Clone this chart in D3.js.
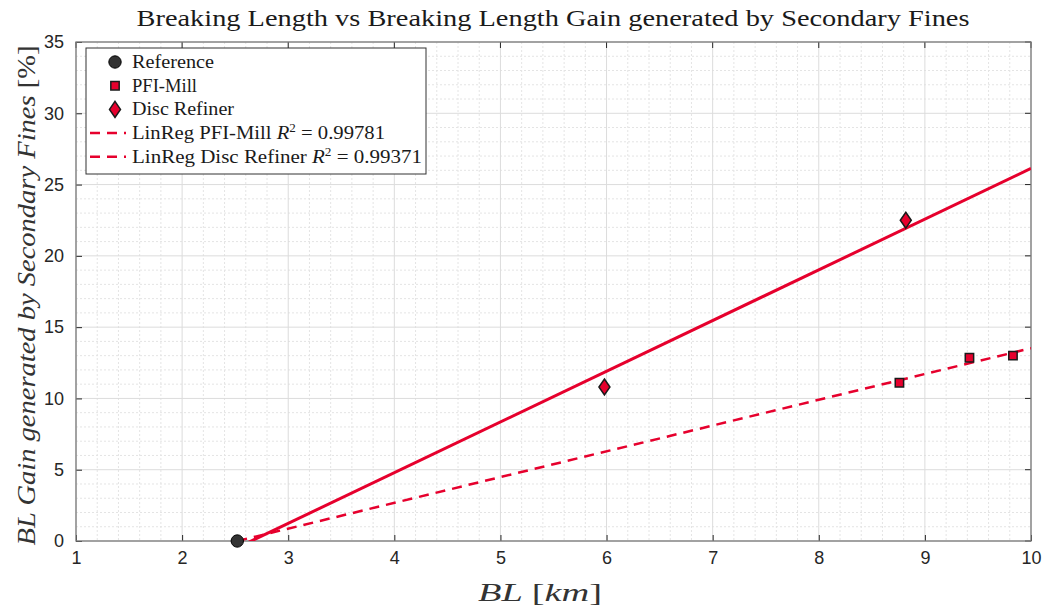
<!DOCTYPE html>
<html>
<head>
<meta charset="utf-8">
<script src="https://cdn.jsdelivr.net/npm/d3@7"></script>
<style>
  html, body { margin: 0; padding: 0; background: #fff; }
  svg { display: block; }
</style>
</head>
<body>
<svg id="chart" width="1050" height="610"></svg>
<script>
// Reference sample
const referenceBL = [2.52];
const referenceGain = [0];

// PFI-Mill samples
const pfiBL = [8.76, 9.42, 9.83];
const pfiGain = [11.1, 12.85, 13.0];

// Disc refiner samples
const discBL = [5.98, 8.82];
const discGain = [10.8, 22.5];

// Linear regression end points (BL, gain)
const pfiFitBL = [2.52, 10];
const pfiFitGain = [0.0, 13.52];
const discFitBL = [2.52, 10];
const discFitGain = [-0.47, 26.13];

const xTicks = [1, 2, 3, 4, 5, 6, 7, 8, 9, 10];
const yTicks = [0, 5, 10, 15, 20, 25, 30, 35];

const legendLabels = ["Reference", "PFI-Mill", "Disc Refiner", "LinReg PFI-Mill", "LinReg Disc Refiner"];
const legendR2 = [null, null, null, "0.99781", "0.99371"];

const RED = "#e6002d";
const serif = "'Liberation Serif', 'DejaVu Serif', serif";
const sans = "'Liberation Sans', Arial, sans-serif";

const svg = d3.select("#chart");
const m = { left: 76, right: 1031, top: 42, bottom: 541 };

const x = d3.scaleLinear().domain([1, 10]).range([m.left, m.right]);
const y = d3.scaleLinear().domain([0, 35]).range([m.bottom, m.top]);

svg.append("defs").append("clipPath").attr("id", "plotclip")
  .append("rect").attr("x", m.left).attr("y", m.top)
  .attr("width", m.right - m.left).attr("height", m.bottom - m.top);

// plot background
svg.append("rect").attr("x", m.left).attr("y", m.top)
  .attr("width", m.right - m.left).attr("height", m.bottom - m.top).attr("fill", "#fff");

// minor grid
const xMinor = d3.range(1, 10.0001, 0.2).filter(v => Math.abs(v - Math.round(v)) > 1e-6);
const yMinor = d3.range(0, 35.0001, 1).filter(v => v % 5 !== 0);
const grid = svg.append("g");
grid.selectAll(".xm").data(xMinor).join("line")
  .attr("x1", d => x(d)).attr("x2", d => x(d)).attr("y1", m.top).attr("y2", m.bottom)
  .attr("stroke", "#e4e4e4").attr("stroke-width", 1).attr("stroke-dasharray", "2,2");
grid.selectAll(".ym").data(yMinor).join("line")
  .attr("y1", d => y(d)).attr("y2", d => y(d)).attr("x1", m.left).attr("x2", m.right)
  .attr("stroke", "#e4e4e4").attr("stroke-width", 1).attr("stroke-dasharray", "2,2");
// major grid
grid.selectAll(".xM").data(xTicks).join("line")
  .attr("x1", d => x(d)).attr("x2", d => x(d)).attr("y1", m.top).attr("y2", m.bottom)
  .attr("stroke", "#dcdcdc").attr("stroke-width", 1);
grid.selectAll(".yM").data(yTicks).join("line")
  .attr("y1", d => y(d)).attr("y2", d => y(d)).attr("x1", m.left).attr("x2", m.right)
  .attr("stroke", "#dcdcdc").attr("stroke-width", 1);

// axes
const xAxis = d3.axisBottom(x).tickValues(xTicks).tickSize(-6).tickPadding(10).tickFormat(d3.format("d"));
const yAxis = d3.axisLeft(y).tickValues(yTicks).tickSize(-6).tickPadding(12).tickFormat(d3.format("d"));
const gx = svg.append("g").attr("transform", `translate(0,${m.bottom})`).call(xAxis);
const gy = svg.append("g").attr("transform", `translate(${m.left},0)`).call(yAxis);
[gx, gy].forEach(g => {
  g.select(".domain").remove();
  g.selectAll(".tick line").attr("stroke", "#262626");
  g.selectAll(".tick text").attr("font-family", sans).attr("font-size", 18).attr("fill", "#262626");
});
// top/right ticks
svg.append("g").selectAll("line").data(xTicks).join("line")
  .attr("x1", d => x(d)).attr("x2", d => x(d)).attr("y1", m.top).attr("y2", m.top + 6).attr("stroke", "#262626");
svg.append("g").selectAll("line").data(yTicks).join("line")
  .attr("y1", d => y(d)).attr("y2", d => y(d)).attr("x1", m.right).attr("x2", m.right - 6).attr("stroke", "#262626");

// box
svg.append("rect").attr("x", m.left).attr("y", m.top)
  .attr("width", m.right - m.left).attr("height", m.bottom - m.top)
  .attr("fill", "none").attr("stroke", "#7a7a7a").attr("stroke-width", 1.3);

const plot = svg.append("g").attr("clip-path", "url(#plotclip)");
const line = d3.line().x(d => x(d[0])).y(d => y(d[1]));

// regression lines
plot.append("path").datum(d3.zip(pfiFitBL, pfiFitGain)).attr("d", line)
  .attr("fill", "none").attr("stroke", RED).attr("stroke-width", 2.5).attr("stroke-dasharray", "10,7");
plot.append("path").datum(d3.zip(discFitBL, discFitGain)).attr("d", line)
  .attr("fill", "none").attr("stroke", RED).attr("stroke-width", 3);

// markers
const sym = (type, size) => d3.symbol().type(type).size(size)();
const diamond = "M0,-8L5.5,0L0,8L-5.5,0Z";

svg.append("g").selectAll("path").data(d3.zip(referenceBL, referenceGain)).join("path")
  .attr("d", sym(d3.symbolCircle, 120))
  .attr("transform", d => `translate(${x(d[0])},${y(d[1])})`)
  .attr("fill", "#333").attr("stroke", "#000").attr("stroke-width", 1);
svg.append("g").selectAll("path").data(d3.zip(pfiBL, pfiGain)).join("path")
  .attr("d", sym(d3.symbolSquare, 70))
  .attr("transform", d => `translate(${x(d[0])},${y(d[1])})`)
  .attr("fill", RED).attr("stroke", "#1a1a1a").attr("stroke-width", 1.5);
svg.append("g").selectAll("path").data(d3.zip(discBL, discGain)).join("path")
  .attr("d", diamond)
  .attr("transform", d => `translate(${x(d[0])},${y(d[1])})`)
  .attr("fill", RED).attr("stroke", "#1a1a1a").attr("stroke-width", 1.5);

// title
svg.append("text").attr("x", 553).attr("y", 26).attr("text-anchor", "middle")
  .attr("font-family", serif).attr("font-size", 23).attr("fill", "#1a1a1a")
  .attr("textLength", 833).attr("lengthAdjust", "spacingAndGlyphs")
  .text("Breaking Length vs Breaking Length Gain generated by Secondary Fines");

// x label
const xl = svg.append("text").attr("x", 540).attr("y", 601).attr("text-anchor", "middle")
  .attr("font-family", serif).attr("font-size", 26).attr("fill", "#333")
  .attr("textLength", 124).attr("lengthAdjust", "spacingAndGlyphs");
xl.append("tspan").attr("font-style", "italic").text("BL ");
xl.append("tspan").text("[");
xl.append("tspan").attr("font-style", "italic").text("km");
xl.append("tspan").text("]");

// y label
const yl = svg.append("text").attr("transform", `translate(35,${(m.top + m.bottom) / 2 + 4}) rotate(-90)`)
  .attr("text-anchor", "middle").attr("font-family", serif).attr("font-size", 25).attr("fill", "#333")
  .attr("textLength", 500).attr("lengthAdjust", "spacingAndGlyphs");
yl.append("tspan").attr("font-style", "italic").text("BL Gain generated by Secondary Fines ");
yl.append("tspan").text("[%]");

// legend
const lg = svg.append("g").attr("transform", "translate(86,48)");
lg.append("rect").attr("width", 340).attr("height", 126)
  .attr("fill", "#fff").attr("stroke", "#333").attr("stroke-width", 1);
const rowY = i => 14 + i * 23.7;
const legendWidths = [82, 65, 102, 253, 290];
legendLabels.forEach((lab, i) => {
  const cy = rowY(i);
  if (i === 0) {
    lg.append("path").attr("d", sym(d3.symbolCircle, 120)).attr("transform", `translate(29,${cy})`)
      .attr("fill", "#333").attr("stroke", "#000");
  } else if (i === 1) {
    lg.append("path").attr("d", sym(d3.symbolSquare, 70)).attr("transform", `translate(29,${cy})`)
      .attr("fill", RED).attr("stroke", "#1a1a1a").attr("stroke-width", 1.5);
  } else if (i === 2) {
    lg.append("path").attr("d", diamond).attr("transform", `translate(29,${cy})`)
      .attr("fill", RED).attr("stroke", "#1a1a1a").attr("stroke-width", 1.5);
  } else {
    lg.append("line").attr("x1", 4).attr("x2", 40).attr("y1", cy).attr("y2", cy)
      .attr("stroke", RED).attr("stroke-width", 2.5).attr("stroke-dasharray", "10,7");
  }
  const t = lg.append("text").attr("x", 46).attr("y", cy + 6)
    .attr("font-family", serif).attr("font-size", 19).attr("fill", "#1a1a1a")
    .attr("textLength", legendWidths[i]).attr("lengthAdjust", "spacingAndGlyphs");
  t.append("tspan").text(lab);
  if (legendR2[i]) {
    t.append("tspan").attr("font-style", "italic").text(" R");
    t.append("tspan").attr("font-size", 12).attr("dy", -7).text("2");
    t.append("tspan").attr("dy", 7).text(" = " + legendR2[i]);
  }
});
</script>
</body>
</html>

---*---

EXERCISE INSTRUCTIONS ▸
Set down again, exactly, the lines of the material above from its first line to the one with "const pfiGain = [11.1, 12.85, 13.0];", inclusive. Leave the pictures out.

FINAL RESULT ▸
Clone this chart in D3.js.
<!DOCTYPE html>
<html>
<head>
<meta charset="utf-8">
<script src="https://cdn.jsdelivr.net/npm/d3@7"></script>
<style>
  html, body { margin: 0; padding: 0; background: #fff; }
  svg { display: block; }
</style>
</head>
<body>
<svg id="chart" width="1050" height="610"></svg>
<script>
// Reference sample
const referenceBL = [2.52];
const referenceGain = [0];

// PFI-Mill samples
const pfiBL = [8.76, 9.42, 9.83];
const pfiGain = [11.1, 12.85, 13.0];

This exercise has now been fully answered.